Earlier this year, Dave Fontenot founded the largest undergraduate hackathon in the US.
MHacks brings together more than 1,000 students from universities around the world for three days of hacking and is sponsored by the likes of Google, Facebook, Andreessen Horowitz, Apple, Twilio, and Twitter.
Recently, Fontenot asked his following on Facebook for the hottest startups in Silicon Valley, and his question recieved an outpouring of interesting answers.
Firebase lets you build apps fast without managing servers.

Name: Firebase
Date founded: Septemeber 2011
Company size: 11 employees
Financing: This year, Firebase raised $5.6 million from Union Square Ventures and Flybridge Capital Partners, bringing its funding total to $7 million
Why we like it: Called the Dropbox of apps, Firebase dramatically simplifies app development (and its founders theorize that it could eventually serve about 95 percent of the applications on the web). Plus, the company boasts some pretty impressive customers, including CBS, BitTorrent, twitch, and Code Academy.
The founders of Nextdoor believes that good things happen when neighborhoods start getting connected.

Name: Nextdoor
Date founded: 2010
Company size: 60 employees
Financing: In October, Nextdoor recieved $60 million in funding from the likes of Greylock Partners, Benchmark, and Kleiner Perkins, bringing the company to a total of $100 million raise.
Why we like it: Nextdoor hopes to make neighborhoods stronger and safer and has over 22,000 using it around the country so far.
But the words of David Sze, an early investor in Facebook, Pandora, and LinkedIn, who wrote Nextdoor a $15 million dollar check on behalf of Greylock Partners, might be the best sign: "It has all the hallmarks of being the next great massively valued social network. I see every social network that comes out.
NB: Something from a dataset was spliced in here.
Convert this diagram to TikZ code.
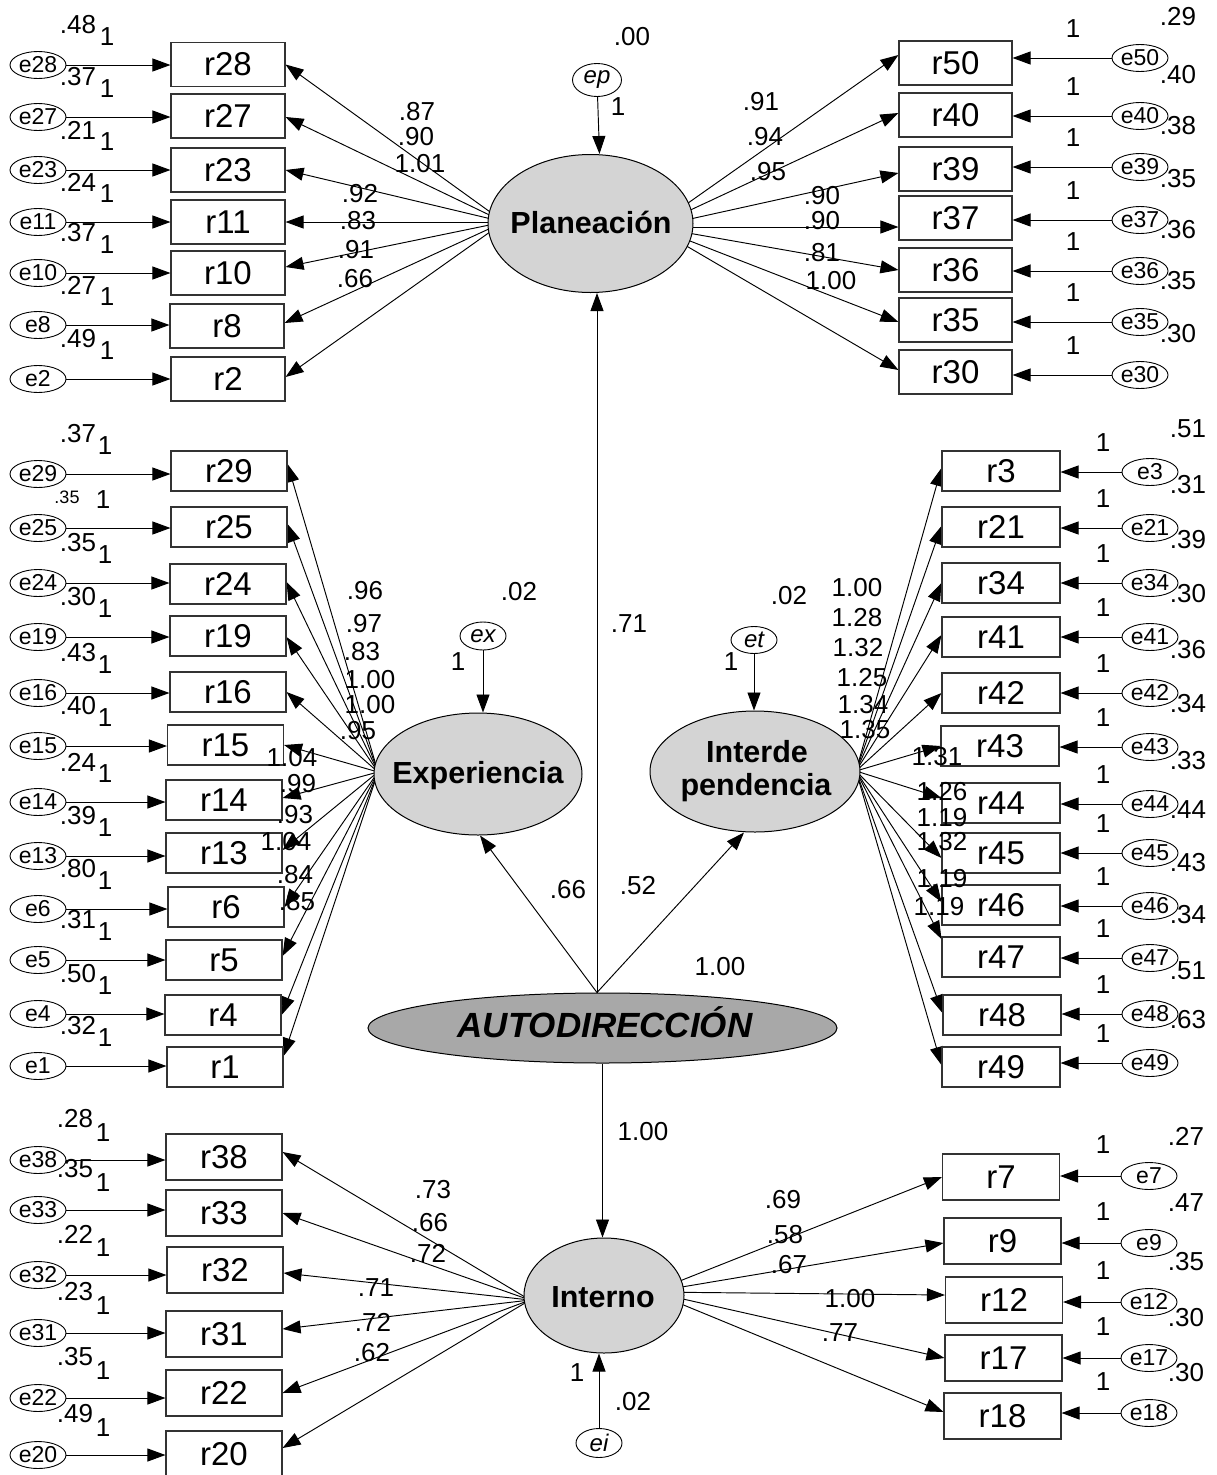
\documentclass[tikz,border=0pt]{standalone}
\usepackage{fontspec}
\setmainfont{Liberation Sans}
\usetikzlibrary{arrows.meta,shapes.geometric,calc}
\definecolor{latfill}{RGB}{212,212,212}
\definecolor{autofill}{RGB}{168,168,168}
\pgfdeclarelayer{bg}
\pgfsetlayers{bg,main}
% error term on the left of its indicator
\newcommand\ErrL[4]{%
  \node[enode] (#1) at (\EEX,#2) {#1};
  \draw[arr] (#1) -- (#1 -| #3.west);
  \node[val] (v#1) at (\EVX,#2-\EVDY) {#4};
  \node[val] (o#1) at (\EOX,#2-\EODY) {1};}
% error term on the right of its indicator
\newcommand\ErrR[4]{%
  \node[enode] (#1) at (\EEX,#2) {#1};
  \draw[arr] (#1) -- (#1 -| #3.east);
  \node[val] (v#1) at (\EVX,#2-\EVDY) {#4};
  \node[val] (o#1) at (\EOX,#2-\EODY) {1};}
\newcommand\Bx[5]{\node[box, minimum width=#4pt, minimum height=#5pt] (#1) at (#2,#3) {#1};}
\newcommand\Ld[4]{\draw[arr] (#1) -- ([yshift=#4pt]#2.#3);}
\newcommand\Lb[4]{\node[val] (#1) at (#2,#3) {#4};}
\begin{document}
\begin{tikzpicture}[x=1pt,y=-1pt,
  arr/.style={-{Triangle[length=18pt,width=13pt]}, line width=0.95pt},
  box/.style={draw=black!80, line width=1.1pt, inner sep=0pt, font=\fontsize{33}{36}\selectfont},
  enode/.style={ellipse, draw, line width=0.9pt, minimum width=56pt, minimum height=27pt, inner sep=0pt, font=\fontsize{23}{25}\selectfont},
  snode/.style={ellipse, draw, line width=0.9pt, minimum width=46pt, minimum height=29pt, inner sep=0pt, font=\itshape\fontsize{24}{26}\selectfont},
  val/.style={inner sep=0pt, font=\fontsize{26}{28}\selectfont},
  lat/.style={ellipse, draw, line width=1pt, fill=latfill, inner sep=0pt},
  lattxt/.style={inner sep=0pt, anchor=base, font=\bfseries\fontsize{30.5}{33}\selectfont},
]
\useasboundingbox (0,0) rectangle (1217,1475);

% ---------------- latent variables ----------------
\node[lat, minimum width=205pt, minimum height=138pt] (pl) at (590.5,223.5) {};
\node[lattxt] (plt) at (591,233) {Planeación};
\node[lat, minimum width=208pt, minimum height=122pt] (xp) at (478,774) {};
\node[lattxt] (xpt) at (478,783) {Experiencia};
\node[lat, minimum width=210pt, minimum height=121pt] (it) at (755,771.5) {};
\node[lattxt] (itt1) at (757,762) {Interde};
\node[lattxt] (itt2) at (756,795) {pendencia};
\node[lat, fill=autofill, minimum width=469pt, minimum height=70pt] (au) at (602.5,1028) {};
\node[inner sep=0pt, anchor=base, font=\bfseries\itshape\fontsize{35}{38}\selectfont] (aut) at (605,1037) {AUTODIRECCIÓN};
\node[lat, minimum width=160pt, minimum height=115pt] (intn) at (604,1295.5) {};
\node[lattxt] (intnt) at (603,1307) {Interno};

% disturbances
\node[snode, minimum width=49pt, minimum height=33pt] (ep) at (597,80) {ep};
\node[snode, minimum height=28pt] (ex) at (483,636) {ex};
\node[snode, minimum height=27pt] (et) at (754,640) {et};
\node[snode] (ei) at (599,1443) {ei};
\draw[arr] (ep) -- ([xshift=9pt]pl.north);
\draw[arr] (ex) -- (ex |- xp.north);
\draw[arr] (et) -- (et |- it.north);
\draw[arr] (ei) -- (ei |- intn.south);
\Lb{lep1}{632}{37}{.00}\Lb{lep2}{618}{107}{1}
\Lb{lex1}{519}{592}{.02}\Lb{lex2}{458}{662}{1}
\Lb{let1}{789}{596}{.02}\Lb{let2}{731}{662}{1}
\Lb{lei1}{633}{1402}{.02}\Lb{lei2}{577}{1373}{1}

% structural paths
\coordinate (apex) at ([xshift=-5.5pt]au.north);
\draw[arr] (apex) -- (apex |- pl.south);
\draw[arr] (apex) -- ([xshift=2pt]xp.south);
\draw[arr] (apex) -- ([xshift=-11pt]it.south);
\draw[arr] (au.south) -- (au.south |- intn.north);
\Lb{s1}{629}{624}{.71}
\Lb{s2}{568}{890}{.66}
\Lb{s3}{638}{886}{.52}
\Lb{s4}{720}{967}{1.00}
\Lb{s5}{643}{1132}{1.00}

% ---------------- Planeacion left ----------------
\Bx{r28}{228}{64.5}{114}{44}
\Bx{r27}{228}{116}{114}{44}
\Bx{r23}{228}{170}{114}{44}
\Bx{r11}{228}{222}{114}{44}
\Bx{r10}{228}{273}{114}{44}
\Bx{r8}{227}{326}{114}{44}
\Bx{r2}{228}{379}{114}{44}
\def\EEX{38}\def\EVX{78}\def\EVDY{40}\def\EOX{107}\def\EODY{28}
\ErrL{e28}{65}{r28}{.48}
\ErrL{e27}{117}{r27}{.37}
\ErrL{e23}{170}{r23}{.21}
\ErrL{e11}{222}{r11}{.24}
\ErrL{e10}{273}{r10}{.37}
\ErrL{e8}{325}{r8}{.27}
\ErrL{e2}{379}{r2}{.49}
\Lb{a1}{417}{112}{.87}
\Lb{a2}{416}{137}{.90}
\Lb{a3}{420}{164}{1.01}
\Lb{a4}{360}{194}{.92}
\Lb{a5}{358}{221}{.83}
\Lb{a6}{356}{250}{.91}
\Lb{a7}{355}{279}{.66}

% ---------------- Planeacion right ----------------
\Bx{r50}{955.5}{63}{113}{44}
\Bx{r40}{955.5}{115}{113}{44}
\Bx{r39}{955.5}{169}{113}{44}
\Bx{r37}{955.5}{218}{113}{44}
\Bx{r36}{955.5}{270}{113}{44}
\Bx{r35}{955.5}{320}{113}{44}
\Bx{r30}{955.5}{372}{113}{44}
\def\EEX{1140}\def\EVX{1178}\def\EVDY{41}\def\EOX{1073}\def\EODY{29}
\ErrR{e50}{58}{r50}{.29}
\ErrR{e40}{116}{r40}{.40}
\ErrR{e39}{167}{r39}{.38}
\ErrR{e37}{220}{r37}{.35}
\ErrR{e36}{271}{r36}{.36}
\ErrR{e35}{322}{r35}{.35}
\ErrR{e30}{375}{r30}{.30}
\Lb{b1}{761}{102}{.91}
\Lb{b2}{765}{137}{.94}
\Lb{b3}{768}{172}{.95}
\Lb{b4}{822}{196}{.90}
\Lb{b5}{822}{221}{.90}
\Lb{b6}{822}{253}{.81}
\Lb{b7}{831}{281}{1.00}

% ---------------- Experiencia left ----------------
\Bx{r29}{229}{471}{116}{40}
\Bx{r25}{229}{527}{116}{40}
\Bx{r24}{228}{584}{116}{40}
\Bx{r19}{228}{636}{116}{40}
\Bx{r16}{228}{692}{116}{40}
\Bx{r15}{225.5}{745}{116}{40}
\Bx{r14}{224}{800}{116}{40}
\Bx{r13}{224}{853}{116}{40}
\Bx{r6}{226}{907}{116}{40}
\Bx{r5}{224}{960}{116}{40}
\Bx{r4}{223}{1015}{116}{40}
\Bx{r1}{225}{1067}{116}{40}
\def\EEX{38}\def\EVX{78}\def\EVDY{40}\def\EOX{105}\def\EODY{28}
\ErrL{e29}{474}{r29}{.37}
\node[enode] (e25) at (38,528) {e25};
\draw[arr] (e25) -- (e25 -| r25.west);
\node[inner sep=0pt, font=\fontsize{18}{20}\selectfont] (ve25) at (67,497) {.35};
\node[val] (oe25) at (103,500) {1};
\ErrL{e24}{583}{r24}{.35}
\ErrL{e19}{637}{r19}{.30}
\ErrL{e16}{693}{r16}{.43}
\ErrL{e15}{746}{r15}{.40}
\ErrL{e14}{802}{r14}{.24}
\ErrL{e13}{856}{r13}{.39}
\ErrL{e6}{909}{r6}{.80}
\ErrL{e5}{960}{r5}{.31}
\ErrL{e4}{1014}{r4}{.50}
\ErrL{e1}{1066}{r1}{.32}
\Lb{c1}{365}{591}{.96}
\Lb{c2}{364}{624}{.97}
\Lb{c3}{362}{652}{.83}
\Lb{c4}{370}{679.5}{1.00}
\Lb{c5}{370}{705}{1.00}
\Lb{c6}{358}{731}{.95}
\Lb{c7}{292}{758}{1.04}
\Lb{c8}{298}{784}{.99}
\Lb{c9}{295}{815}{.93}
\Lb{c10}{286}{842}{1.04}
\Lb{c11}{295}{875}{.84}
\Lb{c12}{297}{902}{.85}

% ---------------- Interdependencia right ----------------
\Bx{r3}{1001}{471}{118}{40}
\Bx{r21}{1001}{527}{118}{40}
\Bx{r34}{1001}{583}{118}{40}
\Bx{r41}{1001}{637}{118}{40}
\Bx{r42}{1001}{693}{118}{40}
\Bx{r43}{1000}{746}{118}{40}
\Bx{r44}{1001}{803}{118}{40}
\Bx{r45}{1001}{853}{118}{40}
\Bx{r46}{1001}{905}{118}{40}
\Bx{r47}{1001}{957}{118}{40}
\Bx{r48}{1002}{1015}{118}{40}
\Bx{r49}{1001}{1067}{118}{40}
\def\EEX{1150}\def\EVX{1188}\def\EVDY{43}\def\EOX{1103}\def\EODY{29}
\ErrR{e3}{472}{r3}{.51}
\ErrR{e21}{528}{r21}{.31}
\ErrR{e34}{583}{r34}{.39}
\ErrR{e41}{637}{r41}{.30}
\ErrR{e42}{693}{r42}{.36}
\ErrR{e43}{747}{r43}{.34}
\ErrR{e44}{804}{r44}{.33}
\ErrR{e45}{853}{r45}{.44}
\ErrR{e46}{906}{r46}{.43}
\ErrR{e47}{958}{r47}{.34}
\ErrR{e48}{1014}{r48}{.51}
\ErrR{e49}{1063}{r49}{.63}
\Lb{d1}{857}{588}{1.00}
\Lb{d2}{857}{618}{1.28}
\Lb{d3}{858}{648}{1.32}
\Lb{d4}{862}{678}{1.25}
\Lb{d5}{863}{705}{1.34}
\Lb{d6}{865}{730}{1.35}
\Lb{d7}{937}{757}{1.31}
\Lb{d8}{942}{792}{1.26}
\Lb{d9}{942}{818}{1.19}
\Lb{d10}{942}{842}{1.32}
\Lb{d11}{942}{879}{1.19}
\Lb{d12}{939}{907}{1.19}

% ---------------- Interno left ----------------
\Bx{r38}{224}{1157}{116}{46}
\Bx{r33}{224}{1213}{116}{46}
\Bx{r32}{225}{1270}{116}{46}
\Bx{r31}{224}{1334}{116}{46}
\Bx{r22}{224}{1393}{116}{46}
\Bx{r20}{224}{1454}{116}{46}
\def\EEX{38}\def\EVX{75}\def\EVDY{41}\def\EOX{103}\def\EODY{27}
\ErrL{e38}{1160}{r38}{.28}
\ErrL{e33}{1210}{r33}{.35}
\ErrL{e32}{1275}{r32}{.22}
\ErrL{e31}{1333}{r31}{.23}
\ErrL{e22}{1398}{r22}{.35}
\ErrL{e20}{1455}{r20}{.49}
\Lb{f1}{433}{1190}{.73}
\Lb{f2}{430}{1223}{.66}
\Lb{f3}{428}{1253}{.72}
\Lb{f4}{376}{1288}{.71}
\Lb{f5}{373}{1322}{.72}
\Lb{f6}{372}{1353}{.62}

% ---------------- Interno right ----------------
\Bx{r7}{1001}{1177}{117}{46}
\Bx{r9}{1002.5}{1241}{117}{46}
\Bx{r12}{1004}{1300}{117}{46}
\Bx{r17}{1003.5}{1358}{117}{46}
\Bx{r18}{1002.5}{1416}{117}{46}
\def\EEX{1149}\def\EVX{1186}\def\EVDY{40}\def\EOX{1103}\def\EODY{31}
\ErrR{e7}{1176}{r7}{.27}
\ErrR{e9}{1243}{r9}{.47}
\ErrR{e12}{1302}{r12}{.35}
\ErrR{e17}{1358}{r17}{.30}
\ErrR{e18}{1413}{r18}{.30}
\Lb{g1}{783}{1200}{.69}
\Lb{g2}{785}{1235}{.58}
\Lb{g3}{789}{1265}{.67}
\Lb{g4}{850}{1299}{1.00}
\Lb{g5}{840}{1333}{.77}

% ---------------- loadings (under the latent ellipses) ----------------
\coordinate (fPL) at (504,222);
\coordinate (fPR) at (654,227);
\coordinate (fXP) at (378,772);
\coordinate (fIT) at (856,771);
\coordinate (fNL) at (530,1300);
\coordinate (fNR) at (652,1292);
\begin{pgfonlayer}{bg}
\Ld{fPL}{r28}{east}{0}\Ld{fPL}{r27}{east}{-1}\Ld{fPL}{r23}{east}{0}
\Ld{fPL}{r11}{east}{0}\Ld{fPL}{r10}{east}{6}\Ld{fPL}{r8}{east}{3}\Ld{fPL}{r2}{east}{2}
\Ld{fPR}{r50}{west}{8}\Ld{fPR}{r40}{west}{2}\Ld{fPR}{r39}{west}{-4}
\Ld{fPR}{r37}{west}{-9}\Ld{fPR}{r36}{west}{0}\Ld{fPR}{r35}{west}{-2}\Ld{fPR}{r30}{west}{2}
\Ld{fXP}{r29}{east}{7}\Ld{fXP}{r25}{east}{3}\Ld{fXP}{r24}{east}{2}\Ld{fXP}{r19}{east}{-1}
\Ld{fXP}{r16}{east}{0}\Ld{fXP}{r15}{east}{0}\Ld{fXP}{r14}{east}{2}\Ld{fXP}{r13}{east}{3}
\Ld{fXP}{r6}{east}{0}\Ld{fXP}{r5}{east}{4}\Ld{fXP}{r4}{east}{0}\Ld{fXP}{r1}{east}{11}
\Ld{fIT}{r3}{west}{3}\Ld{fIT}{r21}{west}{1}\Ld{fIT}{r34}{west}{0}\Ld{fIT}{r41}{west}{2}
\Ld{fIT}{r42}{west}{0}\Ld{fIT}{r43}{west}{0}\Ld{fIT}{r44}{west}{5}\Ld{fIT}{r45}{west}{-5}
\Ld{fIT}{r46}{west}{3}\Ld{fIT}{r47}{west}{18}\Ld{fIT}{r48}{west}{2}\Ld{fIT}{r49}{west}{2}
\Ld{fNL}{r38}{east}{5}\Ld{fNL}{r33}{east}{0}\Ld{fNL}{r32}{east}{-3}
\Ld{fNL}{r31}{east}{5}\Ld{fNL}{r22}{east}{0}\Ld{fNL}{r20}{east}{6}
\Ld{fNR}{r7}{west}{0}\Ld{fNR}{r9}{west}{-2}\Ld{fNR}{r12}{west}{5}
\Ld{fNR}{r17}{west}{0}\Ld{fNR}{r18}{west}{4}
\end{pgfonlayer}
\end{tikzpicture}
\end{document}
I’ve sorted through all of them and passed on most of them."
Leap Motion is a futuristic, touch-free 3D motion-control and motion-sensing technology.

Name: Leap Motion
Date founded: October 2010
Company size: 80 employees
Financing: Earlier this year, Leap Motion raised $30 million from Peter Thiel's Founders Fund and Highland Capital Partners, bringing its total funding to $44.1 million.
Why we like it: The first computer to use Leap Motion technology will launch this fall and we're pretty excited to see all the cool things people will invent with Leap.
There is so much potential for this kind of gesture technology.